(WHAT THE EXERCISE ASKS): Take the line containing "Clone this diagram in TikZ." and every line after it to the end of the material below; reproduce them exactly, without pictures.

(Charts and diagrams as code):

**********

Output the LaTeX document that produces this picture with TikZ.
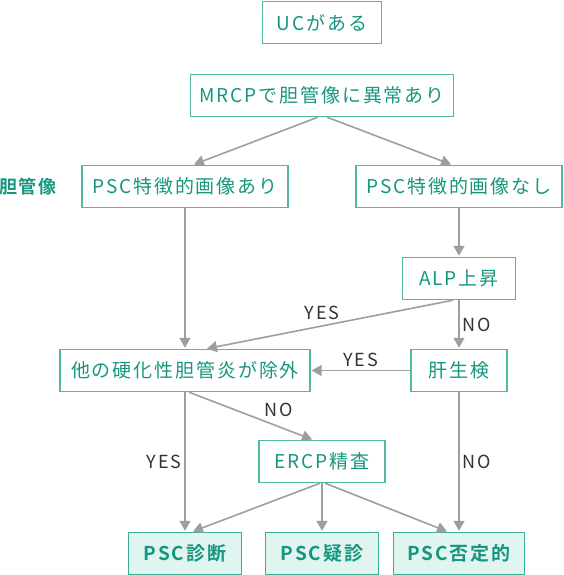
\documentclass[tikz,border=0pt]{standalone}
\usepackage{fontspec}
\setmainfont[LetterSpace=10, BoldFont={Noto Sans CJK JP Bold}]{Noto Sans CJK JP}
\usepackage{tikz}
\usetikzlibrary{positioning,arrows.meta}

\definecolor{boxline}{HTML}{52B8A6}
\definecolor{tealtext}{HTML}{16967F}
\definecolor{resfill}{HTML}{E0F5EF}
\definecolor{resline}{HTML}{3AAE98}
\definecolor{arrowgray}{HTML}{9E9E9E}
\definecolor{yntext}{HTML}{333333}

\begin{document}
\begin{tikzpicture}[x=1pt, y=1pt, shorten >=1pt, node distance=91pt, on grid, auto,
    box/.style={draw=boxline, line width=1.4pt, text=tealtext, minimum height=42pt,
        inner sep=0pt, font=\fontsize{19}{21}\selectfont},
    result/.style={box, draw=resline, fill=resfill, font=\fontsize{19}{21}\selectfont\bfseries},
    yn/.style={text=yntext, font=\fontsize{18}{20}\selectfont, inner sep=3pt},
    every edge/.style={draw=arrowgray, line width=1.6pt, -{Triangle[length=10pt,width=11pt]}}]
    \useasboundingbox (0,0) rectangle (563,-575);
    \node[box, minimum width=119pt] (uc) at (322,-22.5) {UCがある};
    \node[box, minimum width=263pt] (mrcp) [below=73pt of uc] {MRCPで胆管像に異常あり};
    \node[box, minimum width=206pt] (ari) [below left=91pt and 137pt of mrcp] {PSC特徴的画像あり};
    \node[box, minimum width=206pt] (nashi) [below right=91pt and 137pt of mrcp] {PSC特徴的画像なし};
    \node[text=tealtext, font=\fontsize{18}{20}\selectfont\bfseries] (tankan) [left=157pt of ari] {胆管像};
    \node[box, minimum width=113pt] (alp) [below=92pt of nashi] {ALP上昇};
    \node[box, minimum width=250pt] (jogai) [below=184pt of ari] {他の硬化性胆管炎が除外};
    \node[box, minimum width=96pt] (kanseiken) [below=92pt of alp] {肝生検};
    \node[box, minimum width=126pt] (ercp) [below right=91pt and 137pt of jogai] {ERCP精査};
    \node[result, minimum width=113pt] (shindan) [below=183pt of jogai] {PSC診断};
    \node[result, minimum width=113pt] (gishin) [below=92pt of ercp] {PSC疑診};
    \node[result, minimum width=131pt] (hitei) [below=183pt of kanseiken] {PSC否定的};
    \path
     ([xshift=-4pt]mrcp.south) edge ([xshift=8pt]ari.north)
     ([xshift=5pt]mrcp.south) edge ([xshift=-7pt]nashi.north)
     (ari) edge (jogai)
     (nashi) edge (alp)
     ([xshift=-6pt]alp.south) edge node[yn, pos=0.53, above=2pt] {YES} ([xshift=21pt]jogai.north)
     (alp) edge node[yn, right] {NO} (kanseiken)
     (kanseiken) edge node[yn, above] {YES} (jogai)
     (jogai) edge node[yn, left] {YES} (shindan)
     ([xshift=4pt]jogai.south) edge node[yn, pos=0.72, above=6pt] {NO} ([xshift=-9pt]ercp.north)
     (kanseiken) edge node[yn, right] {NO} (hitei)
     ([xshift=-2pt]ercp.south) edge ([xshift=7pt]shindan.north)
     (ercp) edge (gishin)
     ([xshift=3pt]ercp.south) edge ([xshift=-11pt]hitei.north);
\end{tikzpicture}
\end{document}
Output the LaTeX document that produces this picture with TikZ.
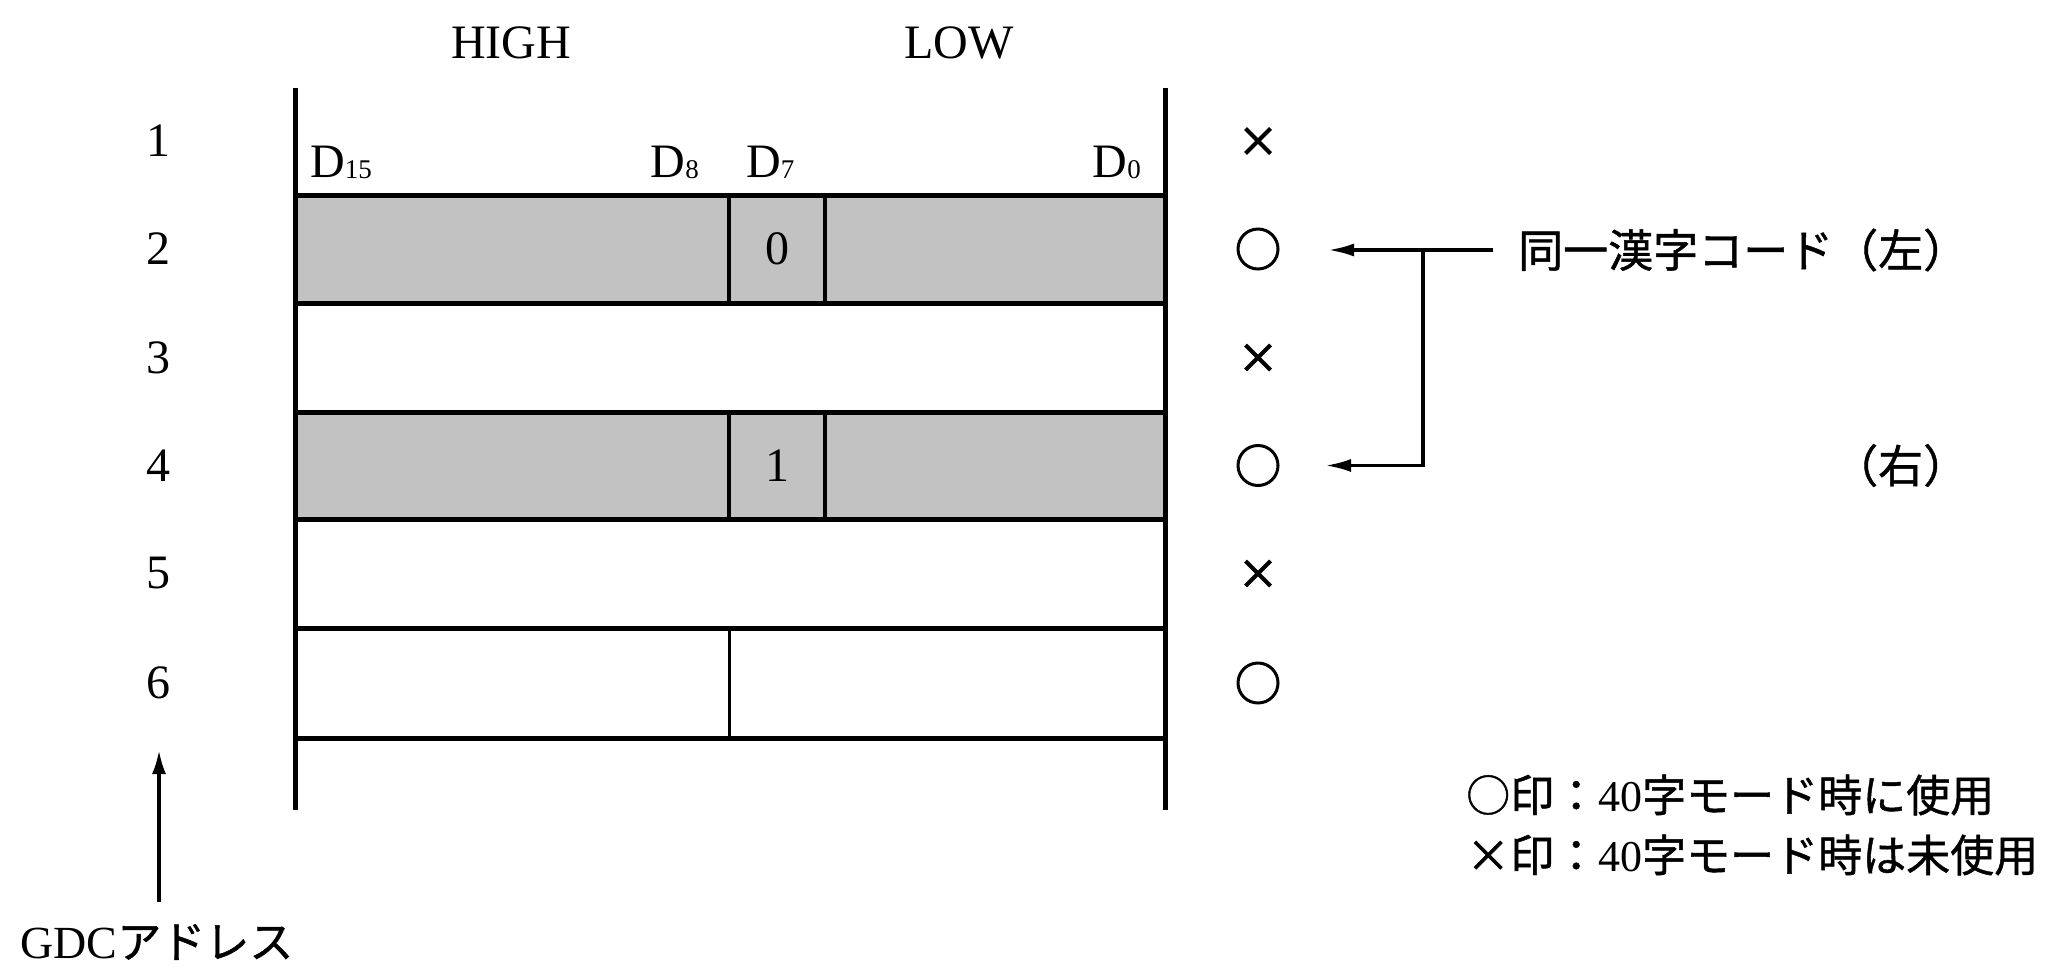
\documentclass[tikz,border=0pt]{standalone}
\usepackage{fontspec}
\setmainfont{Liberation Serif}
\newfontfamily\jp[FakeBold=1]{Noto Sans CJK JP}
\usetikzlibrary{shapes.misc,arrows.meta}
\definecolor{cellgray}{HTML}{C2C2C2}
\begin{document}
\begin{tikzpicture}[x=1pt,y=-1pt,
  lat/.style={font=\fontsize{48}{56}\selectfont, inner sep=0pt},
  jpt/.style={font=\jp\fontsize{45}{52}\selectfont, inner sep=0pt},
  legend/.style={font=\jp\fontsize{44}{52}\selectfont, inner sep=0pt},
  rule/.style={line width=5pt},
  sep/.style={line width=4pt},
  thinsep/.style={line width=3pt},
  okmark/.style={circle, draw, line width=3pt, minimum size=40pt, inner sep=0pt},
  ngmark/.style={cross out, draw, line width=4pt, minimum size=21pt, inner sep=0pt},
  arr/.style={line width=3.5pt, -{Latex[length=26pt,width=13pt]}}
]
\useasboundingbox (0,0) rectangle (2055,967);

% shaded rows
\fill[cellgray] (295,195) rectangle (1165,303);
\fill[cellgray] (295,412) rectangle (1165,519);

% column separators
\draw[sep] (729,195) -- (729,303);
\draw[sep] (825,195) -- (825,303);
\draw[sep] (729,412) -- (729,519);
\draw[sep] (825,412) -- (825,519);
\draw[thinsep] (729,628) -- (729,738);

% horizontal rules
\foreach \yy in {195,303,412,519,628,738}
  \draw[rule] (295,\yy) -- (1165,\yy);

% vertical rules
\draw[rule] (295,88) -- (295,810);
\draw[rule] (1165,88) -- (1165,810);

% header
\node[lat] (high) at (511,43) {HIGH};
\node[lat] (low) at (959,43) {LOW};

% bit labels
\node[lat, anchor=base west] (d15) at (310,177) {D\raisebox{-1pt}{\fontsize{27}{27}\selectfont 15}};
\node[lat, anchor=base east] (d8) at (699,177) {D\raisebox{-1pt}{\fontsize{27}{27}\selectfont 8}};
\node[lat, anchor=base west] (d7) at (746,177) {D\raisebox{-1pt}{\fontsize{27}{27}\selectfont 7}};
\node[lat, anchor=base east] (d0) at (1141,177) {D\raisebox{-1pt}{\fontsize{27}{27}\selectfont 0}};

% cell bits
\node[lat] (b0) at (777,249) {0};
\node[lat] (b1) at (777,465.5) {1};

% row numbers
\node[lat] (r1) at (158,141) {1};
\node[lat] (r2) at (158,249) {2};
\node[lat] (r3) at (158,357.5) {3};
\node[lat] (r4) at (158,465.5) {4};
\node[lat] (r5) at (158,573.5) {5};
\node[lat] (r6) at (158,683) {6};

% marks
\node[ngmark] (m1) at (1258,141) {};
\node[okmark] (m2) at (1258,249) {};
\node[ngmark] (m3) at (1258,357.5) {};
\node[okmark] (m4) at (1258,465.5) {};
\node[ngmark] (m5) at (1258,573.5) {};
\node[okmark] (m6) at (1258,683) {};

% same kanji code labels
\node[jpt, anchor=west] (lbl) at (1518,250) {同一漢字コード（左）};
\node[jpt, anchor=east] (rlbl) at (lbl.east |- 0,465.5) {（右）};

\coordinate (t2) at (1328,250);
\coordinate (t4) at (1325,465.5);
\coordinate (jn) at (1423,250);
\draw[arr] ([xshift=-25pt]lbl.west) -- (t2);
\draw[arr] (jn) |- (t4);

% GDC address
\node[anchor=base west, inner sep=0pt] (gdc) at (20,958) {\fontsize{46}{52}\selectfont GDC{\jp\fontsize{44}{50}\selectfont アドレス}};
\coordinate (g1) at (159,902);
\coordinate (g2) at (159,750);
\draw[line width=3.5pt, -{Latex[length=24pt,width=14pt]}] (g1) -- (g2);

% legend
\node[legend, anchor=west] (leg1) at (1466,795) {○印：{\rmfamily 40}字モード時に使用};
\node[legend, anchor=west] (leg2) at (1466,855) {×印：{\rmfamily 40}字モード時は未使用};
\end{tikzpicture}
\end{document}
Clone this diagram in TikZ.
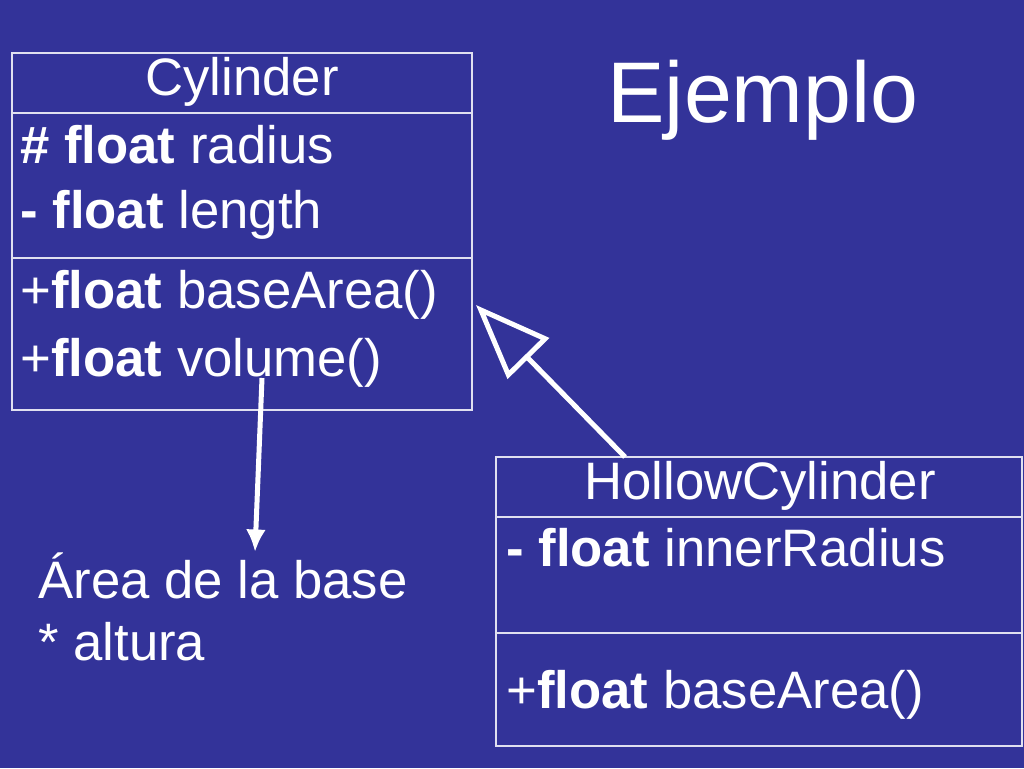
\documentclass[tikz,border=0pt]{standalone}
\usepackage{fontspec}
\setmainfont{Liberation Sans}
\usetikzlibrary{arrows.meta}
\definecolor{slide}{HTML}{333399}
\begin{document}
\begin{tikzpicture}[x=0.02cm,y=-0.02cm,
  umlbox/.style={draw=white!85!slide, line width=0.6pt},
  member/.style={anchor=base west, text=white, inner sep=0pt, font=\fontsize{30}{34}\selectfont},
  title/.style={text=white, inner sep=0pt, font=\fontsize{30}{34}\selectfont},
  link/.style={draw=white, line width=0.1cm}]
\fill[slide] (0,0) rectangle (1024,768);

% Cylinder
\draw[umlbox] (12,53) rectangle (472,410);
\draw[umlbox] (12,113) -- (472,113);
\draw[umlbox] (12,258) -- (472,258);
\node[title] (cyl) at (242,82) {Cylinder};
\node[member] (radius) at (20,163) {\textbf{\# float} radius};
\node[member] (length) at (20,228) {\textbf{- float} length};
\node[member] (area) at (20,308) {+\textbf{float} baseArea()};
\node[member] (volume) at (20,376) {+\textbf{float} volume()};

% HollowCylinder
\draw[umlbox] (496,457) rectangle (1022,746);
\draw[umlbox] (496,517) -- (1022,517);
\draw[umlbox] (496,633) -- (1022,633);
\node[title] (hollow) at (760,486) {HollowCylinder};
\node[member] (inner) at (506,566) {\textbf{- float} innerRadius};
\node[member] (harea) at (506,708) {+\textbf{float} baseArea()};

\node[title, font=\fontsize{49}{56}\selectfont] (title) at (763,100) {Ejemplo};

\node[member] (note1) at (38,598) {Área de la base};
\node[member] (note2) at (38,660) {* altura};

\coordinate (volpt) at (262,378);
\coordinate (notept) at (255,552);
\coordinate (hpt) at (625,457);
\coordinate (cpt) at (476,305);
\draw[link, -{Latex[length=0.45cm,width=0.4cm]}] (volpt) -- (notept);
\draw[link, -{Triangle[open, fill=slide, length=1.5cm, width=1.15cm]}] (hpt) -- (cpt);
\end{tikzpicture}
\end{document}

**********

(SOLUTION):
Clone this diagram in TikZ.
\documentclass[tikz,border=0pt]{standalone}
\usepackage{fontspec}
\setmainfont{Liberation Sans}
\usetikzlibrary{arrows.meta}
\definecolor{slide}{HTML}{333399}
\begin{document}
\begin{tikzpicture}[x=0.02cm,y=-0.02cm,
  umlbox/.style={draw=white!85!slide, line width=0.6pt},
  member/.style={anchor=base west, text=white, inner sep=0pt, font=\fontsize{30}{34}\selectfont},
  title/.style={text=white, inner sep=0pt, font=\fontsize{30}{34}\selectfont},
  link/.style={draw=white, line width=0.1cm}]
\fill[slide] (0,0) rectangle (1024,768);

% Cylinder
\draw[umlbox] (12,53) rectangle (472,410);
\draw[umlbox] (12,113) -- (472,113);
\draw[umlbox] (12,258) -- (472,258);
\node[title] (cyl) at (242,82) {Cylinder};
\node[member] (radius) at (20,163) {\textbf{\# float} radius};
\node[member] (length) at (20,228) {\textbf{- float} length};
\node[member] (area) at (20,308) {+\textbf{float} baseArea()};
\node[member] (volume) at (20,376) {+\textbf{float} volume()};

% HollowCylinder
\draw[umlbox] (496,457) rectangle (1022,746);
\draw[umlbox] (496,517) -- (1022,517);
\draw[umlbox] (496,633) -- (1022,633);
\node[title] (hollow) at (760,486) {HollowCylinder};
\node[member] (inner) at (506,566) {\textbf{- float} innerRadius};
\node[member] (harea) at (506,708) {+\textbf{float} baseArea()};

\node[title, font=\fontsize{49}{56}\selectfont] (title) at (763,100) {Ejemplo};

\node[member] (note1) at (38,598) {Área de la base};
\node[member] (note2) at (38,660) {* altura};

\coordinate (volpt) at (262,378);
\coordinate (notept) at (255,552);
\coordinate (hpt) at (625,457);
\coordinate (cpt) at (476,305);
\draw[link, -{Latex[length=0.45cm,width=0.4cm]}] (volpt) -- (notept);
\draw[link, -{Triangle[open, fill=slide, length=1.5cm, width=1.15cm]}] (hpt) -- (cpt);
\end{tikzpicture}
\end{document}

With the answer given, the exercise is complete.